The mayor of Muncie, Indiana is amazingly forthright. She speaks for most politicians.
Over lunch in a downtown restaurant, McShurley looks back on four years of voter discontent and says, “We have ourselves to blame.” In 2008, she had confessed that her election was the result of a less-than-honest campaign: While promising to bring new jobs to the city, she didn’t tell voters that they would have to settle for far less pay and benefits in postindustrial Muncie. “They want $30-an-hour factory jobs, $15-an-hour benefits packages. No continuing education,” a dismissive McShurley told a reporter a few months into her term. “They want it just like their grandparents had it, just like some of their parents had it.”

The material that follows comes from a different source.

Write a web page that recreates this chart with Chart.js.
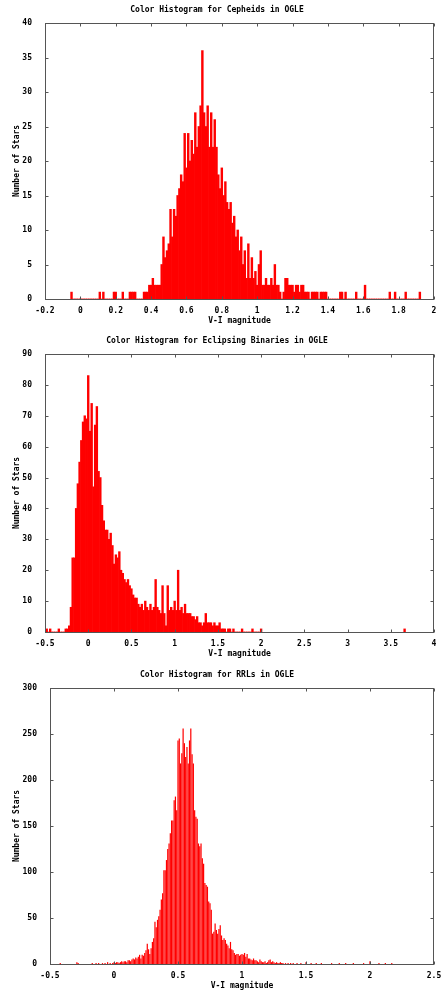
<!DOCTYPE html>
<html>
<head>
<meta charset="utf-8">
<title>Color Histograms in OGLE</title>
<script src="https://cdn.jsdelivr.net/npm/chart.js@4.4.0/dist/chart.umd.min.js"></script>
<style>
  html, body { margin: 0; padding: 0; background: #fff; }
  body { width: 441px; height: 996px; position: relative; overflow: hidden; }
  .panel { position: absolute; left: 0; width: 441px; }
</style>
</head>
<body>
<div class="panel" style="top:0px;height:326px"><canvas id="cephChart" width="441" height="326"></canvas></div>
<div class="panel" style="top:331px;height:328px"><canvas id="ebChart" width="441" height="328"></canvas></div>
<div class="panel" style="top:665px;height:326px"><canvas id="rrlChart" width="441" height="326"></canvas></div>
<script>
// Cepheids: bins of 0.01 starting at V-I = -0.05
const cephStart = -0.05;
const cephWidth = 0.01;
const cephCounts = [
  1, 0, 0, 0, 0,
  0, 0, 0, 0, 0, 0, 0, 0, 0, 0,
  0, 1, 0, 1, 0, 0, 0, 0, 0, 1,
  1, 0, 0, 0, 1, 0, 0, 0, 1, 1,
  1, 1, 0, 0, 0, 0, 1, 1, 1, 2,
  2, 3, 2, 2, 2, 2, 5, 9, 6, 7,
  8, 13, 9, 13, 12, 15, 16, 18, 17, 24,
  19, 24, 20, 23, 21, 27, 22, 25, 28, 36,
  27, 25, 28, 22, 27, 22, 26, 22, 18, 16,
  19, 15, 17, 14, 13, 14, 11, 12, 9, 10,
  7, 9, 5, 7, 3, 8, 3, 6, 3, 4,
  2, 5, 7, 2, 2, 3, 2, 2, 3, 2,
  5, 2, 2, 1, 0, 1, 3, 3, 2, 2,
  2, 1, 2, 2, 1, 2, 2, 1, 1, 1,
  0, 1, 1, 1, 1, 0, 1, 1, 1, 1,
  0, 0, 0, 0, 0, 0, 0, 1, 1, 0,
  1, 0, 0, 0, 0, 0, 1, 0, 0, 0,
  0, 2, 0, 0, 0, 0, 0, 0, 0, 0,
  0, 0, 0, 0, 0, 1, 0, 0, 1, 0,
  0, 0, 0, 0, 1, 0, 0, 0, 0, 0,
  0, 0, 1
];
const cephExtraX = [];
const cephExtraN = [];

// Eclipsing binaries: bins of 0.02 starting at V-I = -0.48
const ebStart = -0.48;
const ebWidth = 0.02;
const ebCounts = [
  1, 0, 1, 0, 0, 0, 0, 1, 0, 0,
  0, 1, 1, 2, 8, 24, 24, 40, 48, 55,
  62, 68, 70, 69, 83, 65, 74, 47, 67, 73,
  52, 50, 41, 36, 33, 33, 30, 32, 28, 22,
  25, 24, 26, 20, 19, 17, 16, 17, 15, 14,
  12, 11, 11, 9, 8, 9, 7, 10, 8, 7,
  9, 7, 8, 17, 8, 7, 6, 15, 6, 2,
  15, 7, 8, 7, 10, 7, 20, 7, 8, 6,
  9, 6, 6, 6, 5, 5, 4, 5, 3, 3,
  2, 3, 6, 3, 3, 3, 2, 3, 2, 2,
  3, 1, 1, 1, 0, 1, 1, 0, 1, 0,
  0, 0, 0, 1, 0, 0, 0, 0, 0, 1,
  0, 0, 0, 0, 1
];
const ebExtraX = [3.66];
const ebExtraN = [1];

// RR Lyrae: bins of 0.01 starting at V-I = 0.00, plus sparse tails
const rrlStart = 0.0;
const rrlWidth = 0.01;
const rrlCounts = [
  2, 1, 2, 2, 1, 2, 3, 2, 3, 3,
  2, 4, 4, 3, 5, 6, 5, 7, 6, 8,
  10, 6, 10, 9, 12, 15, 22, 16, 11, 17,
  24, 28, 46, 40, 48, 52, 59, 70, 77, 102,
  102, 113, 125, 131, 142, 156, 156, 178, 182, 167,
  243, 245, 218, 229, 256, 240, 225, 236, 218, 243,
  256, 228, 218, 167, 160, 158, 131, 128, 131, 115,
  109, 88, 86, 84, 68, 66, 59, 33, 35, 44,
  37, 33, 38, 42, 31, 26, 28, 26, 22, 20,
  17, 24, 16, 15, 12, 10, 11, 11, 9, 10,
  11, 10, 12, 8, 11, 6, 6, 5, 4, 6,
  4, 4, 3, 2, 5, 3, 2, 2, 3, 1,
  2, 4, 5, 2, 3, 2, 1, 2, 1, 1,
  2, 1, 1, 0, 1, 0, 1, 0, 1, 0,
  1
];
const rrlExtraX = [-0.42, -0.29, -0.28, -0.17, -0.14, -0.12, -0.09, -0.07, -0.05, -0.03, -0.01,
                   1.43, 1.46, 1.50, 1.54, 1.58, 1.62, 1.70, 1.76, 1.81, 1.87, 1.95, 2.00, 2.07, 2.12, 2.17];
const rrlExtraN = [1, 2, 1, 1, 1, 1, 1, 1, 2, 1, 1,
                   1, 1, 2, 1, 1, 1, 1, 1, 1, 1, 1, 3, 1, 1, 1];

const TICK_FONT = { family: 'DejaVu Sans Mono', size: 8, weight: 'bold' };

// gnuplot style box: frame round the plot and ticks pointing inward
const gnuplotFrame = {
  id: 'gnuplotFrame',
  afterDatasetsDraw(chart) {
    const { ctx, chartArea: a, scales: { x, y } } = chart;
    const L = Math.round(a.left) + 0.5, R = Math.round(a.right) - 0.5;
    const T = Math.round(a.top) + 0.5, B = Math.round(a.bottom) + 0.5;
    ctx.save();
    ctx.strokeStyle = '#555';
    ctx.lineWidth = 1;
    ctx.beginPath();
    x.ticks.forEach(t => {
      const px = Math.round(x.getPixelForValue(t.value)) + 0.5;
      ctx.moveTo(px, B); ctx.lineTo(px, B - 3);
      ctx.moveTo(px, T); ctx.lineTo(px, T + 3);
    });
    y.ticks.forEach(t => {
      const py = Math.round(y.getPixelForValue(t.value)) + 0.5;
      ctx.moveTo(L, py); ctx.lineTo(L + 3, py);
      ctx.moveTo(R, py); ctx.lineTo(R - 3, py);
    });
    ctx.stroke();
    ctx.strokeRect(L, T, R - L, B - T);
    ctx.restore();
  }
};

function toPoints(start, width, counts, extraX, extraN) {
  const pts = counts.map((n, i) => ({ x: +(start + i * width).toFixed(3), y: n }));
  extraX.forEach((v, i) => pts.push({ x: v, y: extraN[i] }));
  return pts;
}

function drawHistogram(canvasId, title, points, xMin, xMax, xStep, yMax, yStep, yAxisWidth, barPct) {
  const ctx = document.getElementById(canvasId).getContext('2d');
  return new Chart(ctx, {
    type: 'bar',
    data: {
      datasets: [{
        data: points,
        backgroundColor: '#ff0000',
        borderWidth: 0,
        barPercentage: barPct,
        categoryPercentage: 1
      }]
    },
    options: {
      responsive: false,
      animation: false,
      devicePixelRatio: 1,
      layout: { padding: { left: 0, right: 7, top: 0, bottom: 0 } },
      plugins: {
        legend: { display: false },
        tooltip: { enabled: false },
        title: {
          display: true, text: title, color: '#000', font: TICK_FONT,
          padding: { top: 5, bottom: 8.4 }
        }
      },
      scales: {
        x: {
          type: 'linear', min: xMin, max: xMax, offset: false,
          grid: { display: false }, border: { display: false },
          ticks: {
            stepSize: xStep, autoSkip: false, maxRotation: 0, padding: -1,
            color: '#000', font: TICK_FONT,
            callback: v => String(+v.toFixed(2))
          },
          title: { display: true, text: 'V-I magnitude', color: '#000', font: TICK_FONT, padding: { top: 2, bottom: 0 } },
          afterFit: s => { s.height = 27; }
        },
        y: {
          min: 0, max: yMax,
          grid: { display: false }, border: { display: false },
          ticks: { stepSize: yStep, padding: 5, color: '#000', font: TICK_FONT },
          title: { display: true, text: 'Number of Stars', color: '#000', font: TICK_FONT, padding: { top: 12, bottom: 0 } },
          afterFit: s => { s.width = yAxisWidth; }
        }
      }
    },
    plugins: [gnuplotFrame]
  });
}

document.addEventListener('DOMContentLoaded', () => {
  drawHistogram('cephChart', 'Color Histogram for Cepheids in OGLE',
    toPoints(cephStart, cephWidth, cephCounts, cephExtraX, cephExtraN), -0.2, 2, 0.2, 40, 5, 45, 1);
  drawHistogram('ebChart', 'Color Histogram for Eclipsing Binaries in OGLE',
    toPoints(ebStart, ebWidth, ebCounts, ebExtraX, ebExtraN), -0.5, 4, 0.5, 90, 10, 45, 1);
  drawHistogram('rrlChart', 'Color Histogram for RRLs in OGLE',
    toPoints(rrlStart, rrlWidth, rrlCounts, rrlExtraX, rrlExtraN), -0.5, 2.5, 0.5, 300, 50, 50, 0.95);
});
</script>
</body>
</html>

Four years later, McShurley has little regret. “Why wasn’t I more honest with voters?” she asks. It’s a rhetorical question: “They didn’t want to hear it.” Voters may have lost faith in their leaders, but the leaders, too, have lost faith in the people. McShurley didn’t trust voters to accept the truth in 2007, so she danced around it. It’s no wonder that just 19 percent of the voting-eligible public cast ballots in last year’s mayoral race. And it’s a national problem: After a 50-year decline, just 14 percent of respondents in a 2011 Gallup Poll said that the federal government could be trusted “a great deal.” It’s a vicious cycle. Voters don’t like hard truths; so politicians spin us; so we don’t trust politicians; so politicians pander and lie to us.
In this, too, Muncie’s story is the story of America.
But this is not a new story. It’s just that voters today don’t care. They don’t vote.
Muncie is a microcosm of a nation whose motto could be, “In Nothing We Trust.” Seven in 10 Americans believe that the country is on the wrong track; eight in 10 are dissatisfied with the way the nation is being governed. Only 23 percent have confidence in banks, and just 19 percent have confidence in big business. Less than half the population expresses “a great deal” of confidence in the public-school system or organized religion. “We have lost our gods,” says Laura Hansen, an assistant professor of sociology at Western New England University in Springfield, Mass. “We lost [faith] in the media: Remember Walter Cronkite? We lost it in our culture: You can’t point to a movie star who might inspire us, because we know too much about them. We lost it in politics, because we know too much about politicians’ lives. We’ve lost it—that basic sense of trust and confidence—in everything.”
This nation is ready for big changes. It will take a financial crisis to shake the foundations. We are going to get one.
Reform starts locally, not in Washington. Washington cannot be repaired.